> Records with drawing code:
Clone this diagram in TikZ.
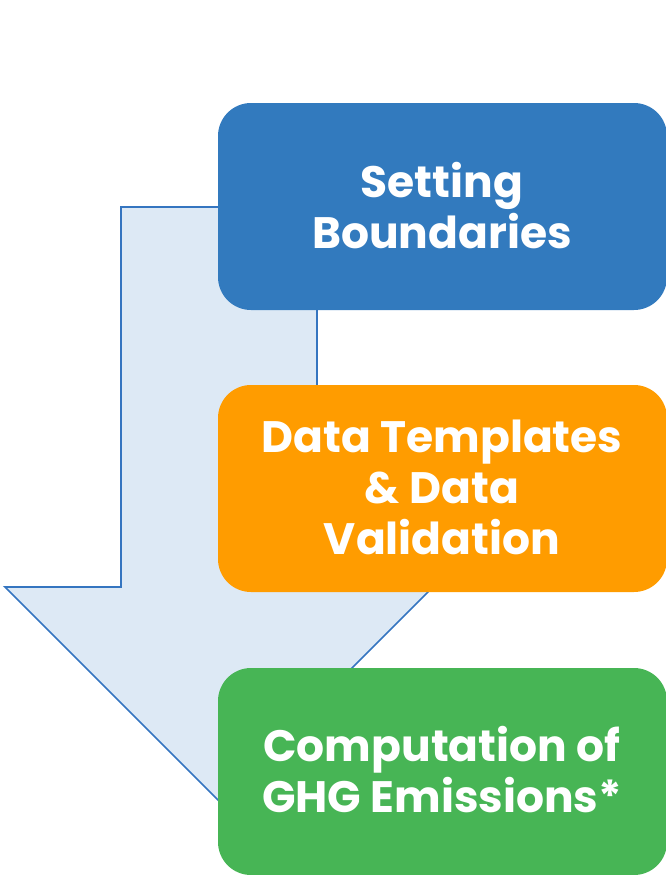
\documentclass[tikz,border=0pt]{standalone}
\usepackage{fontspec}
\setmainfont{Poppins}
\definecolor{arrowfill}{HTML}{DDE9F5}
\definecolor{arrowline}{HTML}{3575C0}
\definecolor{boxblue}{HTML}{327ABE}
\definecolor{boxorange}{HTML}{FF9C00}
\definecolor{boxgreen}{HTML}{47B555}
\tikzset{
  stepbox/.style={rounded corners=33pt, inner sep=0pt},
  boxtext/.style={text=white, align=center, font=\fontsize{44}{51}\selectfont\bfseries},
}
\begin{document}
\begin{tikzpicture}[x=1pt,y=-1pt]
\useasboundingbox (0,0) rectangle (666,875);
\clip (0,0) rectangle (666,875);
% big down arrow
\draw[arrowline, fill=arrowfill, line width=1.7pt, line join=miter]
  (121,207) coordinate (a1) -- (317,207) -- (317,587) -- (433,587) -- (219,801) coordinate (tip)
  -- (5,587) -- (121,587) -- cycle;
% boxes
\fill[boxblue, stepbox] (218,103) rectangle (667,310);
\fill[boxorange, stepbox] (218,385) rectangle (667,592);
\fill[boxgreen, stepbox] (218,668) rectangle (667,875);
\node[boxtext] (b1) at (442,206) {Setting\\Boundaries};
\node[boxtext] (b2) at (442,487) {Data Templates\\\& Data\\Validation};
\node[boxtext] (b3) at (442,770) {Computation of\\GHG Emissions*};
\end{tikzpicture}
\end{document}
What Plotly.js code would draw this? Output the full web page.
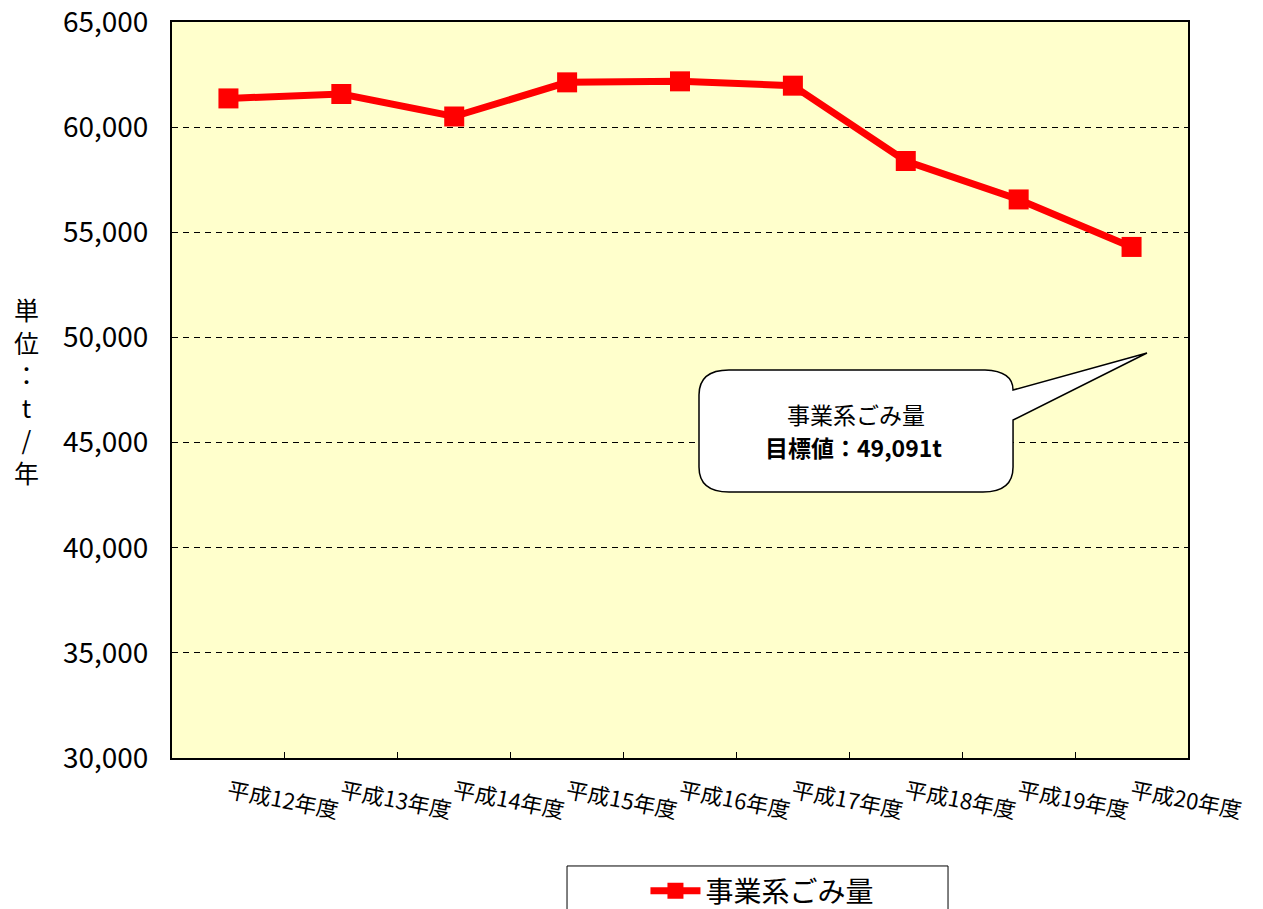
<!DOCTYPE html>
<html>
<head>
<meta charset="utf-8">
<script src="https://cdn.plot.ly/plotly-3.0.1.min.js"></script>
<style>html,body{margin:0;padding:0;background:#fff;overflow:hidden;width:1263px;height:909px;}#chart{width:1263px;height:960px;}</style>
</head>
<body>
<div id="chart"></div>
<script>
const categories = ["平成12年度","平成13年度","平成14年度","平成15年度","平成16年度","平成17年度","平成18年度","平成19年度","平成20年度"];
const wasteValues = [61366, 61576, 60506, 62130, 62178, 61972, 58391, 56562, 54303];
const seriesName = "事業系ごみ量";
const calloutTitle = "事業系ごみ量";
const calloutTarget = "<b>目標値：49,091t</b>";
const yTitleChars = ["単","位","：","t","/","年"];

// drawing area is taller than the window; the window crops the bottom like the reference
const W = 1263, H = 960;
const L = 172, R = 75, T = 22, B = H - 758;
const pw = W - L - R, ph = H - T - B;
function px(x){ return ((x - L) / pw).toFixed(4); }
function py(y){ return ((H - B - y) / ph).toFixed(4); }

const jp = "Noto Sans CJK JP";

const bubble = [
  "M", px(729), py(370), "L", px(985), py(370),
  "Q", px(1013), py(371), px(1013), py(390),
  "L", px(1147), py(353), "L", px(1013), py(420),
  "L", px(1013), py(467),
  "Q", px(1013), py(492), px(983), py(492),
  "L", px(729), py(492),
  "Q", px(699), py(492), px(699), py(467),
  "L", px(699), py(395),
  "Q", px(699), py(370), px(729), py(370), "Z"
].join(" ");

const trace = {
  type: "scatter", mode: "lines+markers",
  x: categories, y: wasteValues, name: seriesName,
  line: {color: "#FF0000", width: 7},
  marker: {symbol: "square", size: 20, color: "#FF0000"},
  showlegend: true
};

const layout = {
  width: W, height: H,
  margin: {l: L, r: R, t: T, b: B},
  paper_bgcolor: "#FFFFFF",
  plot_bgcolor: "#FFFFCC",
  font: {family: jp, color: "#000"},
  xaxis: {
    type: "category",
    range: [-0.5, 8.5], automargin: false,
    showline: true, linecolor: "#000", linewidth: 2, mirror: true,
    showgrid: false,
    ticks: "inside", tickson: "boundaries", ticklen: 6, tickcolor: "#000", tickwidth: 1,
    tickangle: 11,
    tickfont: {family: jp, size: 22, color: "#000"},
    ticklabelstandoff: 11,
    ticklabeloverflow: "allow"
  },
  yaxis: {
    range: [30000, 65000], dtick: 5000, tickformat: ",d", automargin: false,
    showline: true, linecolor: "#000", linewidth: 2, mirror: true,
    showgrid: true, gridcolor: "#000", gridwidth: 1, griddash: "6px,5px",
    zeroline: false,
    ticks: "", ticklabelstandoff: 16,
    ticklabeloverflow: "allow",
    tickfont: {family: jp, size: 28, color: "#000"}
  },
  showlegend: true,
  legend: {
    x: 0.466, y: py(866), xanchor: "left", yanchor: "top",
    orientation: "h", itemwidth: 50,
    bgcolor: "rgba(0,0,0,0)", borderwidth: 0,
    font: {family: jp, size: 28, color: "#000"}
  },
  shapes: [
    {type: "path", xref: "paper", yref: "paper", path: bubble,
     fillcolor: "#FFFFFF", line: {color: "#000", width: 1.5}, layer: "above"},
    {type: "rect", xref: "paper", yref: "paper",
     x0: px(567), x1: px(948), y0: py(866), y1: py(940),
     fillcolor: "rgba(0,0,0,0)", line: {color: "#000", width: 1}}
  ],
  annotations: [
    {xref: "paper", yref: "paper", x: px(856), y: py(414), xanchor: "center", yanchor: "middle",
     text: calloutTitle, showarrow: false,
     font: {family: jp, size: 23, color: "#000"}},
    {xref: "paper", yref: "paper", x: px(853), y: py(447), xanchor: "center", yanchor: "middle",
     text: calloutTarget, showarrow: false,
     font: {family: jp, size: 23, color: "#000"}},
    {xref: "paper", yref: "paper", x: px(26), y: py(390), xanchor: "center", yanchor: "middle",
     text: yTitleChars.join("<br>"), showarrow: false, align: "center",
     font: {family: jp, size: 25, color: "#000"}}
  ]
};

Plotly.newPlot("chart", [trace], layout, {displayModeBar: false, staticPlot: true});
</script>
</body>
</html>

> Given request: Reproduce all of the data exactly; the pictures do not belong in the copy.

> Reply:
Clone this diagram in TikZ.
\documentclass[tikz,border=0pt]{standalone}
\usepackage{fontspec}
\setmainfont{Poppins}
\definecolor{arrowfill}{HTML}{DDE9F5}
\definecolor{arrowline}{HTML}{3575C0}
\definecolor{boxblue}{HTML}{327ABE}
\definecolor{boxorange}{HTML}{FF9C00}
\definecolor{boxgreen}{HTML}{47B555}
\tikzset{
  stepbox/.style={rounded corners=33pt, inner sep=0pt},
  boxtext/.style={text=white, align=center, font=\fontsize{44}{51}\selectfont\bfseries},
}
\begin{document}
\begin{tikzpicture}[x=1pt,y=-1pt]
\useasboundingbox (0,0) rectangle (666,875);
\clip (0,0) rectangle (666,875);
% big down arrow
\draw[arrowline, fill=arrowfill, line width=1.7pt, line join=miter]
  (121,207) coordinate (a1) -- (317,207) -- (317,587) -- (433,587) -- (219,801) coordinate (tip)
  -- (5,587) -- (121,587) -- cycle;
% boxes
\fill[boxblue, stepbox] (218,103) rectangle (667,310);
\fill[boxorange, stepbox] (218,385) rectangle (667,592);
\fill[boxgreen, stepbox] (218,668) rectangle (667,875);
\node[boxtext] (b1) at (442,206) {Setting\\Boundaries};
\node[boxtext] (b2) at (442,487) {Data Templates\\\& Data\\Validation};
\node[boxtext] (b3) at (442,770) {Computation of\\GHG Emissions*};
\end{tikzpicture}
\end{document}
What Plotly.js code would draw this? Output the full web page.
<!DOCTYPE html>
<html>
<head>
<meta charset="utf-8">
<script src="https://cdn.plot.ly/plotly-3.0.1.min.js"></script>
<style>html,body{margin:0;padding:0;background:#fff;overflow:hidden;width:1263px;height:909px;}#chart{width:1263px;height:960px;}</style>
</head>
<body>
<div id="chart"></div>
<script>
const categories = ["平成12年度","平成13年度","平成14年度","平成15年度","平成16年度","平成17年度","平成18年度","平成19年度","平成20年度"];
const wasteValues = [61366, 61576, 60506, 62130, 62178, 61972, 58391, 56562, 54303];
const seriesName = "事業系ごみ量";
const calloutTitle = "事業系ごみ量";
const calloutTarget = "<b>目標値：49,091t</b>";
const yTitleChars = ["単","位","：","t","/","年"];

// drawing area is taller than the window; the window crops the bottom like the reference
const W = 1263, H = 960;
const L = 172, R = 75, T = 22, B = H - 758;
const pw = W - L - R, ph = H - T - B;
function px(x){ return ((x - L) / pw).toFixed(4); }
function py(y){ return ((H - B - y) / ph).toFixed(4); }

const jp = "Noto Sans CJK JP";

const bubble = [
  "M", px(729), py(370), "L", px(985), py(370),
  "Q", px(1013), py(371), px(1013), py(390),
  "L", px(1147), py(353), "L", px(1013), py(420),
  "L", px(1013), py(467),
  "Q", px(1013), py(492), px(983), py(492),
  "L", px(729), py(492),
  "Q", px(699), py(492), px(699), py(467),
  "L", px(699), py(395),
  "Q", px(699), py(370), px(729), py(370), "Z"
].join(" ");

const trace = {
  type: "scatter", mode: "lines+markers",
  x: categories, y: wasteValues, name: seriesName,
  line: {color: "#FF0000", width: 7},
  marker: {symbol: "square", size: 20, color: "#FF0000"},
  showlegend: true
};

const layout = {
  width: W, height: H,
  margin: {l: L, r: R, t: T, b: B},
  paper_bgcolor: "#FFFFFF",
  plot_bgcolor: "#FFFFCC",
  font: {family: jp, color: "#000"},
  xaxis: {
    type: "category",
    range: [-0.5, 8.5], automargin: false,
    showline: true, linecolor: "#000", linewidth: 2, mirror: true,
    showgrid: false,
    ticks: "inside", tickson: "boundaries", ticklen: 6, tickcolor: "#000", tickwidth: 1,
    tickangle: 11,
    tickfont: {family: jp, size: 22, color: "#000"},
    ticklabelstandoff: 11,
    ticklabeloverflow: "allow"
  },
  yaxis: {
    range: [30000, 65000], dtick: 5000, tickformat: ",d", automargin: false,
    showline: true, linecolor: "#000", linewidth: 2, mirror: true,
    showgrid: true, gridcolor: "#000", gridwidth: 1, griddash: "6px,5px",
    zeroline: false,
    ticks: "", ticklabelstandoff: 16,
    ticklabeloverflow: "allow",
    tickfont: {family: jp, size: 28, color: "#000"}
  },
  showlegend: true,
  legend: {
    x: 0.466, y: py(866), xanchor: "left", yanchor: "top",
    orientation: "h", itemwidth: 50,
    bgcolor: "rgba(0,0,0,0)", borderwidth: 0,
    font: {family: jp, size: 28, color: "#000"}
  },
  shapes: [
    {type: "path", xref: "paper", yref: "paper", path: bubble,
     fillcolor: "#FFFFFF", line: {color: "#000", width: 1.5}, layer: "above"},
    {type: "rect", xref: "paper", yref: "paper",
     x0: px(567), x1: px(948), y0: py(866), y1: py(940),
     fillcolor: "rgba(0,0,0,0)", line: {color: "#000", width: 1}}
  ],
  annotations: [
    {xref: "paper", yref: "paper", x: px(856), y: py(414), xanchor: "center", yanchor: "middle",
     text: calloutTitle, showarrow: false,
     font: {family: jp, size: 23, color: "#000"}},
    {xref: "paper", yref: "paper", x: px(853), y: py(447), xanchor: "center", yanchor: "middle",
     text: calloutTarget, showarrow: false,
     font: {family: jp, size: 23, color: "#000"}},
    {xref: "paper", yref: "paper", x: px(26), y: py(390), xanchor: "center", yanchor: "middle",
     text: yTitleChars.join("<br>"), showarrow: false, align: "center",
     font: {family: jp, size: 25, color: "#000"}}
  ]
};

Plotly.newPlot("chart", [trace], layout, {displayModeBar: false, staticPlot: true});
</script>
</body>
</html>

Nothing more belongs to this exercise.